Benedick need not have worried about his sister. She was just as captivated, one hand stretched out as if she could reach the screen—reach into the screen, perhaps. “Is that what planets look like?”
“Parts of them,” the orchid answered.
Her tongue flicked out the corner of her mouth. She said, very softly, “I always thought the thing about the
sky being blue was poetic license. You know. Hyperbole.”
Benedick looked at his youngest sister and thought of Rien, and still could not manage to make himself take her hand, or even to put into words what he thought. Which was:
I should like to see one someday, too
.
“But,” I asked, “how will man be after that? Without God and the future life?
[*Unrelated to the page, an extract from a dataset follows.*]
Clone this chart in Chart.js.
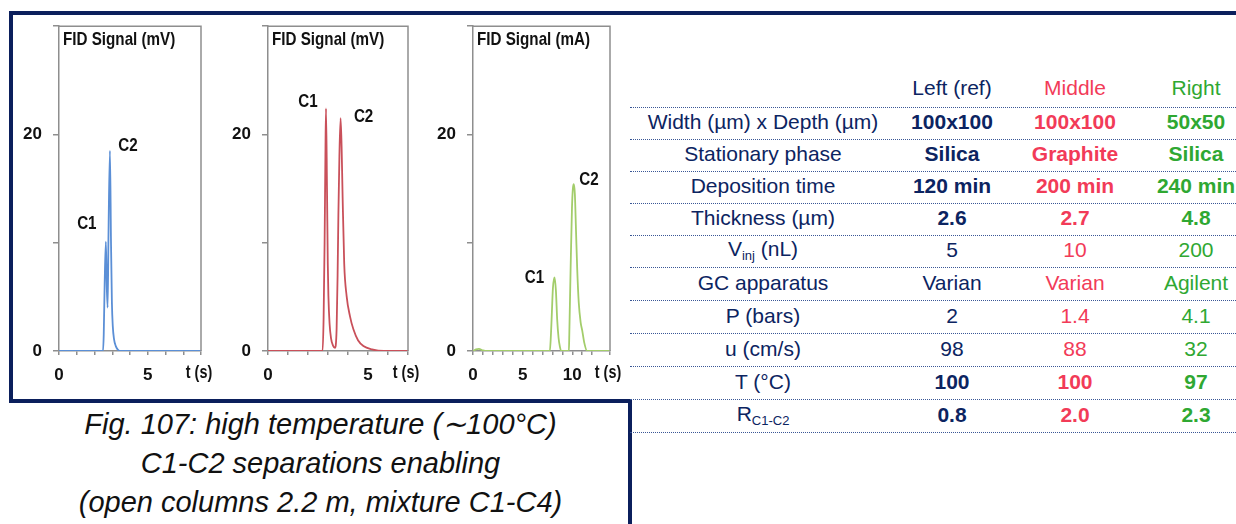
<!DOCTYPE html>
<html lang="en">
<head>
  <meta charset="UTF-8">
  <title>High temperature C1-C2 separations</title>
  <script src="https://cdn.jsdelivr.net/npm/chart.js"></script>
  <style>
    * { margin: 0; padding: 0; box-sizing: border-box; }

    body {
      width: 1236px;
      height: 524px;
      overflow: hidden;
      position: relative;
      background: #ffffff;
      font-family: Arial, 'Liberation Sans', sans-serif;
    }

    /* navy slide frame */
    .bar { position: absolute; background: #0b1f5c; }
    .bar.top    { left: 9px;   top: 11px;  width: 1227px; height: 4px; }
    .bar.left   { left: 9px;   top: 11px;  width: 4px;    height: 392px; }
    .bar.bottom { left: 9px;   top: 399px; width: 623px;  height: 4px; }
    .bar.right  { left: 628px; top: 399px; width: 4px;    height: 125px; }

    canvas { position: absolute; }

    /* parameter table */
    #table {
      position: absolute;
      left: 630px;
      top: 72px;
      width: 620px;
      font-size: 21px;
      color: #0c2461;
    }
    .row {
      display: flex;
      align-items: center;
      border-bottom: 1px dotted #3a5796;
    }
    .cell { text-align: center; white-space: nowrap; padding-bottom: 3px; }
    .c0 { width: 266px; }
    .c1 { width: 112px; }
    .c2 { width: 134px; }
    .c3 { width: 108px; }
    .bold { font-weight: bold; }
    .navy { color: #0c2461; }
    .red { color: #f23b58; }
    .green { color: #2fa832; }
    sub { font-size: 13px; vertical-align: -4px; }

    #caption {
      position: absolute;
      left: 13px;
      top: 405px;
      width: 615px;
      text-align: center;
      font-style: italic;
      font-size: 29px;
      line-height: 39px;
      color: #111111;
    }
  </style>
</head>
<body>

  <div class="bar top"></div>
  <div class="bar left"></div>
  <div class="bar bottom"></div>
  <div class="bar right"></div>

  <canvas id="leftChart" width="205" height="390" style="left:12px; top:5px;"></canvas>
  <canvas id="middleChart" width="204" height="390" style="left:221px; top:5px;"></canvas>
  <canvas id="rightChart" width="200" height="390" style="left:426px; top:5px;"></canvas>

  <div id="table"></div>

  <div id="caption">
    Fig. 107: high temperature (∼100°C)<br>
    C1-C2 separations enabling<br>
    (open columns 2.2 m, mixture C1-C4)
  </div>

  <script>
    // Left (ref) chromatogram: time (s) / FID signal (mV)
    const leftTime   = [0, 1, 2, 2.48, 2.52, 2.57, 2.64, 2.69, 2.74, 2.79, 2.87, 2.93, 2.98, 3.03, 3.1, 3.2, 3.3, 3.42, 5, 8];
    const leftSignal = [0, 0, 0, 0, 1.5, 6, 10.1, 6, 4.0, 11, 18.5, 10, 4.5, 2.3, 1.1, 0.45, 0.15, 0, 0, 0];

    // Middle chromatogram: time (s) / FID signal (mV)
    const middleTime   = [0, 1, 2, 2.73, 2.78, 2.83, 2.87, 2.9, 2.95, 2.99, 3.02, 3.08, 3.15, 3.25, 3.35, 3.43, 3.48, 3.52, 3.57, 3.63,
                          3.68, 3.73, 3.81, 3.93, 4.1, 4.27, 4.5, 4.77, 5.2, 5.8, 7];
    const middleSignal = [0, 0, 0, 0, 3, 10, 18, 22.4, 15, 8, 5.1, 2.5, 1.2, 0.5, 0.3, 2, 7, 12.7, 18, 21.5,
                          18.9, 14.3, 8.1, 5.1, 3.2, 2.0, 1.0, 0.46, 0.15, 0, 0];

    // Right chromatogram: time (s) / FID signal (mA)
    const rightTime   = [0, 0.3, 0.6, 1.0, 1.5, 4, 7.74, 7.85, 7.93, 8.05, 8.21, 8.35, 8.48, 8.62, 8.75, 8.88, 9.66, 9.7, 9.83, 9.97,
                         10.06, 10.16, 10.26, 10.38, 10.5, 10.65, 10.85, 11.0, 11.2, 11.5, 13.8];
    const rightSignal = [0, 0.15, 0.2, 0.05, 0, 0, 0, 1.5, 3.2, 5.8, 6.8, 5.6, 2.9, 1.2, 0.4, 0, 0, 1.5, 7.5, 13.2,
                         15, 15.4, 14.5, 11, 7.5, 4.5, 2.6, 1.9, 0.8, 0, 0];

    // peak labels: [name, time, signal]
    const leftPeaks   = [['C1', 2.64, 10.1], ['C2', 2.87, 18.5]];
    const middlePeaks = [['C1', 2.9, 22.4], ['C2', 3.63, 21.5]];
    const rightPeaks  = [['C1', 8.21, 6.8], ['C2', 10.16, 15.4]];

    const xMaxes = [8, 7, 13.8];
    const yTicksShown = [0, 20];
    const xTicksShown = [0, 5, 10];

    // table content
    const columnHeads = ['Left (ref)', 'Middle', 'Right'];
    const rowLabels = ['Width (µm) x Depth (µm)', 'Stationary phase', 'Deposition time', 'Thickness (µm)',
                       'V<sub>inj</sub> (nL)', 'GC apparatus', 'P (bars)', 'u (cm/s)', 'T (°C)', 'R<sub>C1-C2</sub>'];
    const leftValues   = ['100x100', 'Silica', '120 min', '2.6', '5', 'Varian', '2', '98', '100', '0.8'];
    const middleValues = ['100x100', 'Graphite', '200 min', '2.7', '10', 'Varian', '1.4', '88', '100', '2.0'];
    const rightValues  = ['50x50', 'Silica', '240 min', '4.8', '200', 'Agilent', '4.1', '32', '97', '2.3'];
    const boldRows = [true, true, true, true, false, false, false, false, true, true];

    const chartFont = "'Liberation Sans', Arial, sans-serif";
    const axisGray = '#8e8e8e';

    // narrow bold text (the originals use a condensed face)
    function narrowText(ctx, text, x, y, size, align) {
      ctx.save();
      ctx.font = 'bold ' + size + 'px ' + chartFont;
      ctx.textAlign = align;
      ctx.textBaseline = 'middle';
      ctx.translate(x, y);
      ctx.scale(0.8, 1);
      ctx.fillText(text, 0, 0);
      ctx.restore();
    }

    // draws box, title, "t (s)" and peak names
    const decorPlugin = {
      id: 'decor',
      afterDraw(chart, args, opts) {
        const { ctx, chartArea: a, scales } = chart;
        ctx.save();
        ctx.strokeStyle = axisGray;
        ctx.lineWidth = 1.5;
        ctx.beginPath();
        ctx.moveTo(a.left, a.top);
        ctx.lineTo(a.right, a.top);
        ctx.lineTo(a.right, a.bottom);
        ctx.stroke();
        ctx.fillStyle = '#111';

        narrowText(ctx, opts.title, a.left + 4, a.top + 14, 19, 'left');
        narrowText(ctx, 't (s)', a.right - 2, a.bottom + 22, 18, 'center');
        opts.peaks.forEach(([name, t, v], i) => {
          const off = opts.offsets[i];
          narrowText(ctx, name, scales.x.getPixelForValue(t) + off[0], scales.y.getPixelForValue(v) + off[1], 19, 'center');
        });
        ctx.restore();
      }
    };

    function drawChromatogram(id, times, signals, color, xMax, title, peaks, offsets, padRight) {
      const points = times.map((t, i) => ({ x: t, y: signals[i] }));
      const tickFont = { family: chartFont, size: 17, weight: 'bold' };
      return new Chart(document.getElementById(id), {
        type: 'line',
        data: {
          datasets: [{
            data: points,
            borderColor: color,
            borderWidth: 1.8,
            pointRadius: 0,
            fill: false,
            cubicInterpolationMode: 'monotone'
          }]
        },
        options: {
          responsive: false,
          animation: false,
          layout: { padding: { top: 0, right: padRight, left: 0, bottom: 0 } },
          plugins: {
            legend: { display: false },
            tooltip: { enabled: false },
            decor: { title: title, peaks: peaks, offsets: offsets }
          },
          scales: {
            x: {
              type: 'linear',
              min: 0,
              max: xMax,
              afterFit: s => { s.height = 44; },
              ticks: {
                stepSize: 1,
                autoSkip: false,
                maxRotation: 0,
                padding: 10,
                color: '#111',
                font: tickFont,
                callback: v => xTicksShown.includes(v) ? String(v) : ''
              },
              grid: { drawOnChartArea: false, tickLength: 4, color: axisGray, lineWidth: 1.5 },
              border: { color: axisGray, width: 1.5 }
            },
            y: {
              min: 0,
              max: 30,
              afterFit: s => { s.width = 47; },
              ticks: {
                stepSize: 10,
                padding: 11,
                color: '#111',
                font: tickFont,
                callback: v => yTicksShown.includes(v) ? String(v) : ''
              },
              grid: { drawOnChartArea: false, tickLength: 6, color: axisGray, lineWidth: 1.5 },
              border: { color: axisGray, width: 1.5 }
            }
          }
        },
        plugins: [decorPlugin]
      });
    }

    drawChromatogram('leftChart', leftTime, leftSignal, '#5b8fd6', xMaxes[0], 'FID Signal (mV)',
      leftPeaks, [[-19, -18], [18, -5]], 16);
    drawChromatogram('middleChart', middleTime, middleSignal, '#c9505a', xMaxes[1], 'FID Signal (mV)',
      middlePeaks, [[-18, -7], [23, -1]], 17);
    drawChromatogram('rightChart', rightTime, rightSignal, '#a3cd6b', xMaxes[2], 'FID Signal (mA)',
      rightPeaks, [[-20, 0], [15, -5]], 16);

    // parameter table
    const table = document.getElementById('table');
    const headRow = document.createElement('div');
    headRow.className = 'row';
    headRow.style.height = '36px';
    headRow.innerHTML = '<div class="cell c0"></div>' +
      '<div class="cell c1 navy">' + columnHeads[0] + '</div>' +
      '<div class="cell c2 red">' + columnHeads[1] + '</div>' +
      '<div class="cell c3 green">' + columnHeads[2] + '</div>';
    table.appendChild(headRow);

    rowLabels.forEach((label, i) => {
      const row = document.createElement('div');
      row.className = 'row';
      row.style.height = (i < 5 ? 32 : 33) + 'px';
      const b = boldRows[i] ? ' bold' : '';
      row.innerHTML = '<div class="cell c0 navy">' + label + '</div>' +
        '<div class="cell c1 navy' + b + '">' + leftValues[i] + '</div>' +
        '<div class="cell c2 red' + b + '">' + middleValues[i] + '</div>' +
        '<div class="cell c3 green' + b + '">' + rightValues[i] + '</div>';
      table.appendChild(row);
    });
  </script>

</body>
</html>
It means everything is permitted now, one can do anything?”
“Didn’t you know?” he said and he laughed. “Everything is permitted to the intelligent man.”
—F
YODOR
D
OSTOEVSKY
,
The Brothers Karamazov
Walking beside Samael in the midst of the serpents and their wardens, Mallory tilted his head and said into Tristen’s ear, “Does it seem accidental to you that we should find exactly these persons here, at exactly this time?”
“Providence,” Samael whispered on his other side.
Tristen dropped his hand on Mirth’s hilt. He made a low noise in the back of his throat. Snakes were deaf, so the trick was keeping his voice low enough not to attract the attention of Dorcas and her people, while making himself overheard by Samael. Fortunately, angels had excellent ears.